Your Pet Loss Stories


by Chris
(Ontario, Canada)

Axl Dauber

Axl Dauber

I found Axl at a pet food store, part of a local organization aimed to find homes for abandoned animals. The moment I saw him I knew he was to be part of our family. I'm not usually a pet person, so I amazed myself when I insisted that Jackie, my fiance, meet him. It didn't take Jackie a minute to decide. We wanted to take him home that day, but there were certain rules and checks to make sure we were offering a good home.

Axl was a wonderful, 14 year old loving, cuddly large cat. He was mainly white with large blotches of gray, a small grey blotch on his nose, and a coffee-stain spot on his mouth. He constantly wanted to know what we doing. Man oh man, could that cat eat! It didn't matter what we ate, he wanted some, and would eat it, too.

Lucy, our Japense Bobtail, didn't take to him so well. She was a very independent cat. In time, in her own way, she got used to him. It was funny, at times, to see how they learned cues and tricks from each other.

Axl wasn't as ok as the vet thought. He had a severe intestinal problem that had pretty much plugged him up. We discovered that there was an issue when he started going on the floor. After several enimas, exams, and xrays, not only was he backed up, but the material that was in his intestines had turned to stone. His colon had stopped working. It was all or nothing.

One surgery and several thousand dollars later, Axl was a much happier cat. I, however, was not a happier person. The operation wiped out our savings and our line of credit. Please don't misunderstand me. I was thrilled that Axl was better. I just didn't know how well things would go if there was a reoccurence with no money in the bank.

At the time, we were living in a two bedroom apartment. It got small pretty quickly. With help from my parents, we were able to pick up a house, one that seemed to fit all of our needs.

Slowly, however, we found that Axl was missing his litter box. The vet was certain that there was nothing wrong. The constant missing became a bit of a problem because we had hardwood floors. We tried everything we could get our hands on and finally found a spray that worked.

My parents stepped in and offered us some help to get us our own house. House after house, we searched and looked, um'ed, and ahh'ed. Then we found this one. It was perfect for the four of us.

Only a few months into our new house, Axl started going on the floor, in the floor vents, and pretty much anywhere that he could where we wouldn't typically find it. We tried closing off problem areas. The biggest problem with that was that we were closing off the house, one room at a time.

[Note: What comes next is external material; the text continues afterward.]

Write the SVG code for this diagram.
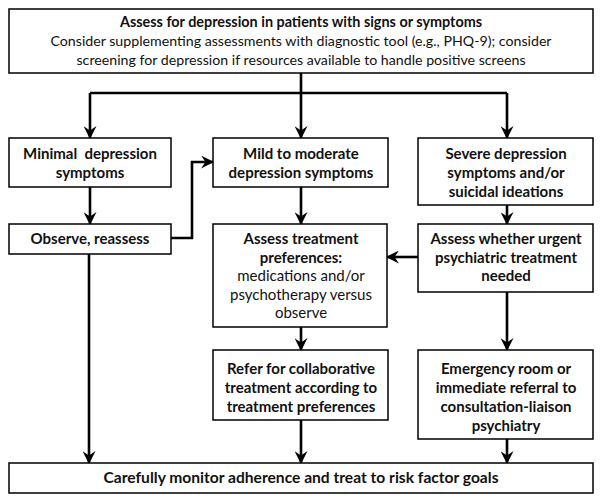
<svg xmlns="http://www.w3.org/2000/svg" width="601" height="498" viewBox="0 0 601 498">
<style>
.box{fill:#fff;stroke:#000;stroke-width:1.5}
.t{font-family:Lato,"Liberation Sans",sans-serif;font-size:15px;fill:#111;text-anchor:middle}
.b{font-weight:bold}
.r{font-size:14.2px}
.c{fill:none;stroke:#000;stroke-width:2.6}
</style>
<defs>
<marker id="ah" viewBox="0 0 12 12" refX="11" refY="6" markerWidth="13" markerHeight="13" markerUnits="userSpaceOnUse" orient="auto">
<path d="M0,0 L12,6 L0,12 L4,6 z" fill="#000"/>
</marker>
</defs>
<rect width="601" height="498" fill="#fff"/>
<g id="connectors">
<path class="c" d="M301,73 V93"/>
<path class="c" d="M90,93 H507"/>
<path class="c" d="M90,93 V138" marker-end="url(#ah)"/>
<path class="c" d="M301,93 V138" marker-end="url(#ah)"/>
<path class="c" d="M507,93 V138" marker-end="url(#ah)"/>
<path class="c" d="M90,187 V224" marker-end="url(#ah)"/>
<path class="c" d="M171,238 H192 V162 H213" marker-end="url(#ah)"/>
<path class="c" d="M89,254 V463" marker-end="url(#ah)"/>
<path class="c" d="M301,187 V224" marker-end="url(#ah)"/>
<path class="c" d="M507,205 V224" marker-end="url(#ah)"/>
<path class="c" d="M418,257 H387" marker-end="url(#ah)"/>
<path class="c" d="M301,327 V350" marker-end="url(#ah)"/>
<path class="c" d="M507,292 V350" marker-end="url(#ah)"/>
<path class="c" d="M301,420 V463" marker-end="url(#ah)"/>
<path class="c" d="M507,439 V463" marker-end="url(#ah)"/>
</g>
<g id="assess">
<rect class="box" x="9" y="9" width="584" height="64"/>
<text class="t b" x="301" y="27" style="font-size:14.4px">Assess for depression in patients with signs or symptoms</text>
<text class="t r" x="301" y="46">Consider supplementing assessments with diagnostic tool (e.g., PHQ-9); consider</text>
<text class="t r" x="301" y="65">screening for depression if resources available to handle positive screens</text>
</g>
<g id="minimal">
<rect class="box" x="9" y="138" width="162" height="49"/>
<text class="t b" x="90" y="159" xml:space="preserve">Minimal  depression</text>
<text class="t b" x="90" y="178">symptoms</text>
</g>
<g id="mild">
<rect class="box" x="213" y="138" width="175" height="49"/>
<text class="t b" x="301" y="159">Mild to moderate</text>
<text class="t b" x="301" y="178">depression symptoms</text>
</g>
<g id="severe">
<rect class="box" x="418" y="138" width="175" height="67"/>
<text class="t b" x="506" y="159">Severe depression</text>
<text class="t b" x="506" y="178">symptoms and/or</text>
<text class="t b" x="506" y="197">suicidal ideations</text>
</g>
<g id="observe">
<rect class="box" x="9" y="224" width="162" height="30"/>
<text class="t b" x="90" y="244">Observe, reassess</text>
</g>
<g id="preferences">
<rect class="box" x="213" y="224" width="174" height="103"/>
<text class="t b" x="301" y="244">Assess treatment</text>
<text class="t b" x="301" y="263">preferences:</text>
<text class="t" x="301" y="281">medications and/or</text>
<text class="t" x="301" y="300">psychotherapy versus</text>
<text class="t" x="301" y="318">observe</text>
</g>
<g id="urgent">
<rect class="box" x="418" y="224" width="175" height="68"/>
<text class="t b" x="506" y="244">Assess whether urgent</text>
<text class="t b" x="506" y="263">psychiatric treatment</text>
<text class="t b" x="506" y="281">needed</text>
</g>
<g id="refer">
<rect class="box" x="213" y="350" width="175" height="70"/>
<text class="t b" x="301" y="374">Refer for collaborative</text>
<text class="t b" x="301" y="393">treatment according to</text>
<text class="t b" x="301" y="412">treatment preferences</text>
</g>
<g id="emergency">
<rect class="box" x="418" y="350" width="175" height="89"/>
<text class="t b" x="506" y="374">Emergency room or</text>
<text class="t b" x="506" y="393">immediate referral to</text>
<text class="t b" x="506" y="412">consultation-liaison</text>
<text class="t b" x="506" y="431">psychiatry</text>
</g>
<g id="monitor">
<rect class="box" x="9" y="463" width="584" height="30"/>
<text class="t b" x="301" y="483" style="font-size:15.6px">Carefully monitor adherence and treat to risk factor goals</text>
</g>
</svg>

We tried to rationize things. Mainly, that we weren't keeping up on the litterbox cleanings. But when he stopped using the box, completely, we knew we had a problem. If money wasn't an issue, I'm sure that we could have just shrugged it off, but we never really recovered from the first round of problems. Throw on some schooling, a new house, and a new job, well, money was an issue. And with Axl already needing over $100/mnth in prescription food, there just wasn't any more.

So, we did the next best thing. We rationized some more. But he still stayed out of the box. I've always been told that a pet is first and foremost an animal -- strictly entertainment for that family. I can't say where exactly that came from, but that's just the way it was. Axl, though, was different. He was family. There was a lot of internal wrestling trying to separate feeling from reality, right from wrong, and all of that unhappy stuff.

In the end, Jackie and I decided on what we felt was our only option. Axl was an old cat, needing rather expensive food, allergic to most other foods, and no longer box trained. I'm sure some won't agree, and I'm not sure I agree any more, but that's the way it is. We made the arrangements and put him down. We were there for the whole thing. We didn't want him to be alone. I should have grabbed him and ran, but I didn't. I kept telling myself that this was the only solution.

I don't think I have ever done anything so difficult or heart-wrenching in my life. All night, I just wanted to curl up and die, or at least open my eyes and find him laying beside me.

I was always one to tell grieving pet owners to buck up and move on. I can absolutely say that my perspective has changed. A family pet can be more than entertainment, can be more than just an animal, but can be family. And family you just don't get over.

Everything I had problems with only a day ago I find petty and stupid. The house seems a lot more empty now. I think it's safe to say that we've both already thought about moving and it's been less than 24 hours. Everywhere I wander, I can see him following, or sitting, or getting perturbed that I disturbed him. I even heard him yelling at somebody while I was in the shower. The scents and smells that bothered and frustrated me only a day ago seem like heaven, in a weird sort of way.

They say, if you'll forgive the cliche, that time heals all wounds. I suppose to some extent that that may be true. But the best I think will be a scar.

May your cat-toys be endless, old friend.